Adding another layer of unease are recent insider stock sales. CEO Cristiano Amon offloaded nearly $25 million in Qualcomm shares during October, while the CFO has been a consistent seller since January. Insider sales don’t always imply trouble—they’re often part of pre-arranged trading plans or personal diversification moves—but the timing and magnitude of the CEO’s transactions are likely to draw investor scrutiny amid mounting regulatory headwinds.

Valuation: Reasonable Price, Unreasonable Risk

From a valuation standpoint, Qualcomm is attractive at first glance. The stock trades at a forward P/E of 14.2x, well below the sector median of 25.1, implying a discount to peers. Its forward EV/EBITDA multiple of 11—which measures the company’s total enterprise value relative to its operating earnings—also reinforces the appearance of a reasonably priced stock.

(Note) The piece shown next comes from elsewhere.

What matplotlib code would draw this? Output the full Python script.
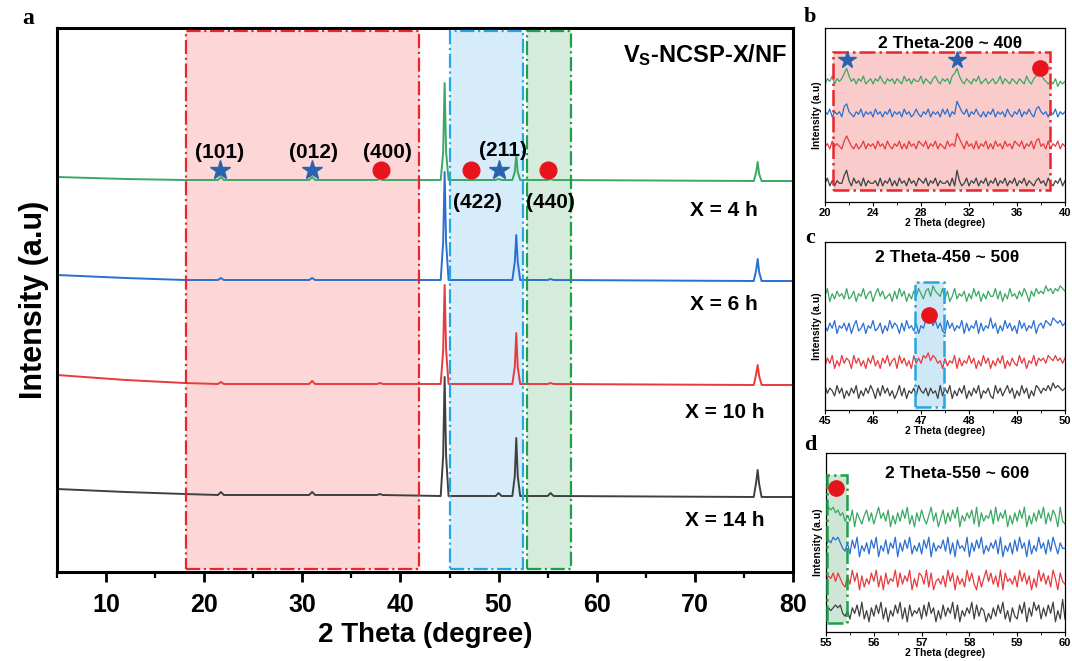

However, the growth picture tells a different story. Qualcomm’s forward PEG ratio sits at 2.6, well above the fair-value benchmark of 1.0 and the sector median of 1.8. This indicates that, despite its modest earnings multiples, the stock may actually be overvalued relative to its sluggish earnings growth outlook. In short, Qualcomm looks cheap on the surface, but when growth (or the lack of it) is factored in, the valuation becomes far less compelling.

Is QCOM a Good Buy Now?

On Wall Street, QCOM stock carries a Moderate Buy consensus rating based on ten Buy, six Hold, and one Sell rating over the past three months. QCOM’s average stock price target of $183.57 implies almost 8% upside potential over the next twelve months.

See more QCOM analyst ratings

Holding Onto Qualcomm Stock

Qualcomm remains a world-class technology leader—but one now trapped in a complex global crossfire. Its appealing P/E ratio and low enterprise value multiples mask deeper concerns: slowing growth, mounting competition, and legal risks that are impossible to quantify. The company is battling on multiple fronts—technological, competitive, and geopolitical—all at once.

The new Chinese antitrust probe strikes directly at Qualcomm’s most promising growth engine in automotive and connected technologies. Given the company’s fraught history with Chinese regulators, the uncertain timeline and potential severity of penalties, and the recent wave of insider stock sales, the cloud of uncertainty hanging over QCOM could easily intensify into a full-blown storm.

Until there’s clarity on the investigation’s outcome and the scope of regulatory risk, maintaining a Hold rating on Qualcomm stock appears to be the most prudent course of action.